Investimento da monitorare
Insomma, quel che si vuol dire è che per investire in mercati azionari e obbligazionari distinti, costruendosi un “asset al location” personalizzata (con un mix di vari mercati geografici in certe proporzioni prestabilite, ma sempre pronte a mutare) il sottoscrittore deve continuamente tenere sott’occhio, insieme al suo consulente finanziario, il suo patrimonio in fondi, tenendosi pronto a fae degli “switch”, ovvero dei trasferimenti da un fondo all’altro. Il primo passo da muovere è quello di effettuare una corretta pianificazione finanziaria dei propri risparmi e poi, in base ad essa, definire quando e cosa comprare. Nella maggior parte dei casi, però, ci si affiderà ai promotori o ai funzionari bancari, i quali a loro volta si affideranno probabilmente alle loro società di gestione.
Quando e cosa comprare
Quando si gestisce un portafoglio di tale tipo, vi saranno dei problemi di market timing, cioè nella decisione del momento in cui variare il peso sui singoli mercati o sui singoli titoli. Infatti, se il portafoglio è molto spezzettato, il rischio è che sia lo stesso cliente a dover decidere come comportarsi, magari dopo colloqui periodici con il consulente finanziario. Altro momento fondamentale è poi lo stock picking, cioè la selezione dei titoli da acquistare sulla base delle loro prospettive di crescita: ma questo è veramente solo un problema del gestore. In generale, i gestori si distinguono per avere stili di gestione diversi: così, ad esempio, alcuni prediligono la capacità di una società di fare utili alla lunga distanza, altri invece si muovono cercando le società più dinamiche. Ci sono dunque molti stili diversi.

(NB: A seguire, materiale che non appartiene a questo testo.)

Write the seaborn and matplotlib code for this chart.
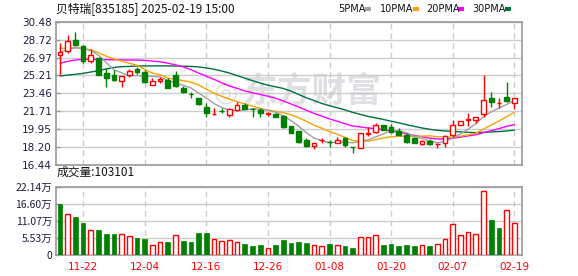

Fondi iper-specializzati: come comportarsi
La scelta è indubbiamente ampia e molto diversificata: le aree su cui puntare sono diverse (area Euro, Europa, America, Pacifico, Paesi emergenti, Area Yen …). Inoltre, altre più dettagliate classificazioni sono possibili partendo da queste: ad esempio, all’interno dell’area azioni Pacifico si può distinguere una sottocategoria di fondi specializzati nel solo Giappone. Ma anche all’interno di altri fondi specializzati in macroregioni si possono trovare altri fondi più specializzati geograficamente.

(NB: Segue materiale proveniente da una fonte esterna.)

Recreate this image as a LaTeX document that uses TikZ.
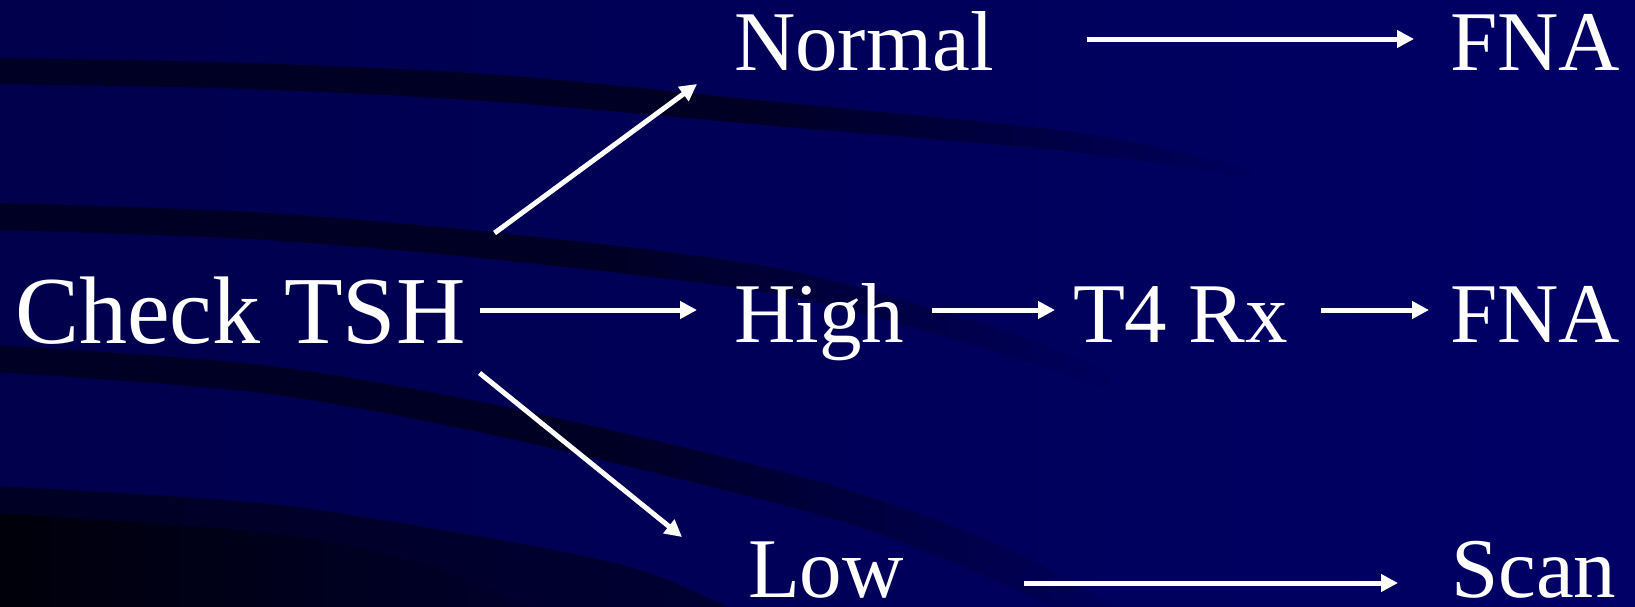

Obiettivi di lungo termine
Gli esperti non consigliano ai risparmiatori-famiglie atteggiamenti troppo speculativi: in caso saranno i gestori a decidere, se dovessero averne la facoltà, mosse del genere. La raccomandazione è di guardare sempre al lungo termine, senza lasciarsi troppo fuorviare da oscillazioni repentine e ampie dei mercati. Quanto più si restringe l’investimento in un particolare mercato e tanto più aumenta il rischio, che viene invece stemperato nel caso di fondi globali. Ora, se tutto questo è frutto di una precisa strategia, d’accordo col promotore o col funzionario bancario, va bene, e i frutti si vedranno nel lungo termine. Se invece ci si è lasciati convincere troppo facilmente a diversificare in vari mercati geografici, ma non si tollera un’alta volatilità degli investimenti, è allora necessario ripensare a tutta la strategia.

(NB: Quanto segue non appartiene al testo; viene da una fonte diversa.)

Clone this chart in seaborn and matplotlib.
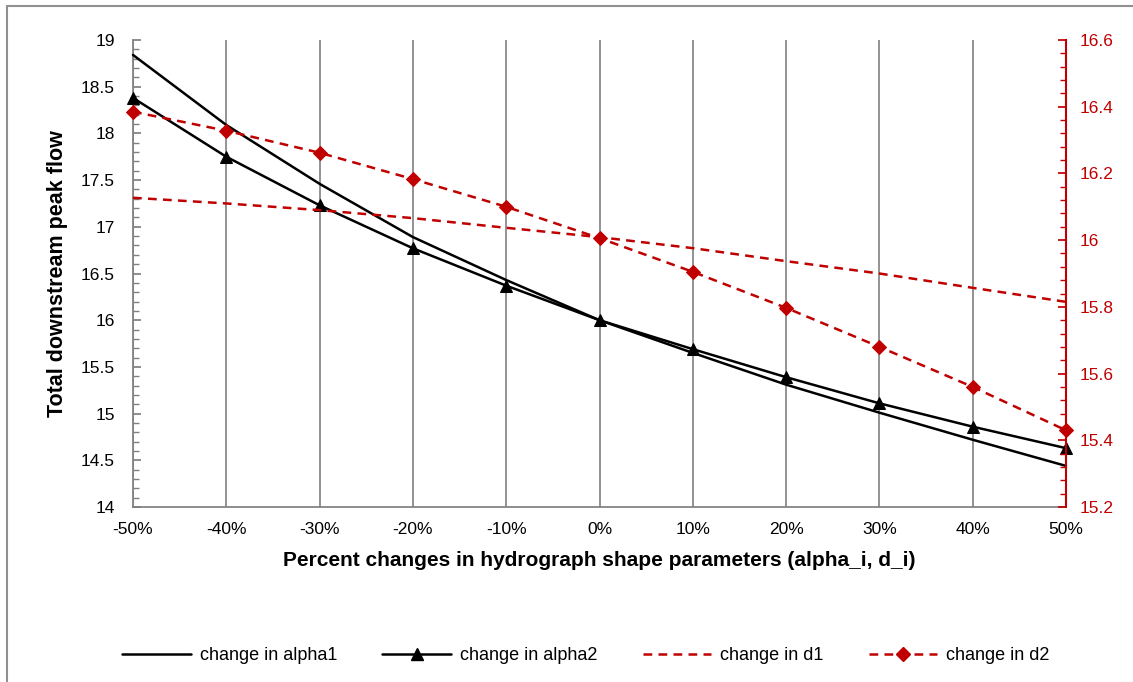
import matplotlib
matplotlib.use("Agg")
import matplotlib.pyplot as plt
import seaborn as sns
import pandas as pd
from matplotlib.ticker import MultipleLocator
from matplotlib.lines import Line2D

sns.set_theme(style="white")
plt.rcParams['font.family'] = ['Liberation Sans', 'DejaVu Sans']
plt.rcParams['text.color'] = 'black'
plt.rcParams['axes.labelcolor'] = 'black'

pct = [-50, -40, -30, -20, -10, 0, 10, 20, 30, 40, 50]
pct_labels = ["-50%", "-40%", "-30%", "-20%", "-10%", "0%", "10%", "20%", "30%", "40%", "50%"]
alpha1 = [18.84, 18.09, 17.46, 16.89, 16.43, 16.00, 15.65, 15.31, 15.01, 14.72, 14.44]
alpha2 = [18.38, 17.75, 17.23, 16.77, 16.37, 16.00, 15.69, 15.39, 15.11, 14.86, 14.63]
d1 = [16.127, 16.11, 16.09, 16.066, 16.037, 16.009, 15.976, 15.937, 15.90, 15.857, 15.815]
d2 = [16.385, 16.328, 16.262, 16.183, 16.10, 16.006, 15.905, 15.797, 15.68, 15.56, 15.43]

RED = "#C00000"
df = pd.DataFrame({"pct": pct, "alpha1": alpha1, "alpha2": alpha2, "d1": d1, "d2": d2})

fig = plt.figure(figsize=(11.33, 6.82), dpi=100)
ax = fig.add_axes([133/1133, 1-507/682, (1066-133)/1133, (507-40)/682])
ax2 = ax.twinx()

DASH = (0, (3.5, 2.5))
sns.lineplot(data=df, x="pct", y="alpha1", ax=ax, color="black", linewidth=1.8, zorder=5)
sns.lineplot(data=df, x="pct", y="alpha2", ax=ax, color="black", linewidth=1.8,
             marker="^", markersize=9, markeredgecolor="black", zorder=5)
sns.lineplot(data=df, x="pct", y="d1", ax=ax2, color=RED, linewidth=1.8, linestyle=DASH)
sns.lineplot(data=df, x="pct", y="d2", ax=ax2, color=RED, linewidth=1.8, linestyle=DASH,
             marker="D", markersize=7, markeredgecolor=RED)
for a in (ax, ax2):
    for ln in a.get_lines():
        ln.set_clip_on(False)

ax.set_xlim(-50, 50)
ax.set_ylim(14, 19)
ax2.set_ylim(15.2, 16.6)
ax.set_xticks(pct)
ax.set_xticklabels(pct_labels)
ax.xaxis.set_minor_locator(MultipleLocator(2))
ax.yaxis.set_minor_locator(MultipleLocator(0.1))
ax.set_yticks([14, 14.5, 15, 15.5, 16, 16.5, 17, 17.5, 18, 18.5, 19])
ax.set_yticklabels(["14", "14.5", "15", "15.5", "16", "16.5", "17", "17.5", "18", "18.5", "19"])
ax2.set_yticks([15.2, 15.4, 15.6, 15.8, 16.0, 16.2, 16.4, 16.6])
ax2.set_yticklabels(["15.2", "15.4", "15.6", "15.8", "16", "16.2", "16.4", "16.6"])
ax2.yaxis.set_minor_locator(MultipleLocator(0.04))

ax.grid(axis="x", which="major", color="#808080", linewidth=1.2)
ax.set_axisbelow(True)

for s in ["top", "right"]:
    ax.spines[s].set_visible(False)
ax2.spines["top"].set_visible(False)
ax2.spines["left"].set_visible(False)
ax2.spines["bottom"].set_visible(False)
ax.spines["left"].set_color("#808080")
ax.spines["bottom"].set_color("#808080")
ax2.spines["right"].set_color(RED)
ax2.spines["right"].set_linewidth(1.5)

TS = 12.5
ax.tick_params(axis="both", which="both", direction="in", labelsize=TS, labelcolor="black")
ax.tick_params(axis="both", which="major", length=6, color="#808080")
ax.tick_params(axis="both", which="minor", length=4, color="#808080")
ax.tick_params(axis="x", pad=11)
ax.tick_params(axis="y", pad=13)
ax2.tick_params(axis="y", which="both", direction="in", labelsize=TS, colors=RED, pad=10)
ax2.tick_params(axis="y", which="major", length=6)
ax2.tick_params(axis="y", which="minor", length=4)

ax.set_xlabel("Percent changes in hydrograph shape parameters (alpha_i, d_i)",
              fontsize=15, fontweight="bold", labelpad=10, color="black")
ax.set_ylabel("Total downstream peak flow", fontsize=15.5, fontweight="bold", labelpad=9,
              color="black")
ax2.set_ylabel("")

handles = [
    Line2D([], [], color="black", linewidth=1.8),
    Line2D([], [], color="black", linewidth=1.8, marker="^", markersize=9),
    Line2D([], [], color=RED, linewidth=1.8, linestyle=DASH),
    Line2D([], [], color=RED, linewidth=1.8, linestyle=DASH, marker="D", markersize=7),
]
labels = ["change in alpha1", "change in alpha2", "change in d1", "change in d2"]
leg = fig.legend(handles, labels, loc="center", bbox_to_anchor=(586/1133, 1-656/682), ncol=4,
                 frameon=False, fontsize=13, handlelength=3.8, columnspacing=2.5,
                 handletextpad=0.5)
for t in leg.get_texts():
    t.set_color("black")

fig.add_artist(Line2D([7/1133, 7/1133], [0, 1-6/682], transform=fig.transFigure,
                      color="#909090", linewidth=1.5))
fig.add_artist(Line2D([7/1133, 1], [1-6/682, 1-6/682], transform=fig.transFigure,
                      color="#909090", linewidth=1.5))

fig.savefig("out.png", dpi=100, facecolor="white")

La volatilità: quanto conta
Chi ha qualche dimestichezza con i fondi comuni di investimento ha senz’altro già sentito parlare della “volatilità“. Essa è un indicatore di rischiosità, ovvero l’attitudine del fondo a oscillare in basso o in alto nel corso del tempo. Più tale valore è alto e più il fondo oscillerà. La volatilità è naturalmente più bassa nei fondi monetari, un po’ più alta negli obbligazionari: è invece decisamente alta nei fondi azionari. In teoria, il sottoscrittore gradirebbe acquistare fondi che guadagnano molto nel medio-lungo termine senza fargli venire i patemi d’animo. Non sempre ciò è possibile, ma appunto la volatilità aiuta a scegliere il gestore che riesce ad accoppiare rendimenti alti e costanti nel tempo con il minor rischio possibile.
Cos’è la volatilità
Tecnicamente la volatilità è la dispersione dei rendimenti attorno alla loro media; il parametro statistico più utilizzato è la deviazione standard. Più è elevato questo parametro e maggiori saranno le oscillazioni dei rendimenti nel periodo. In questo caso rischio e rendimento sono due grandezze direttamente proporzionali, nel senso che chi non osa acquistare fondi azionari, che sono i più rischiosi, non può guadagnare di più, deve accontentarsi di meno.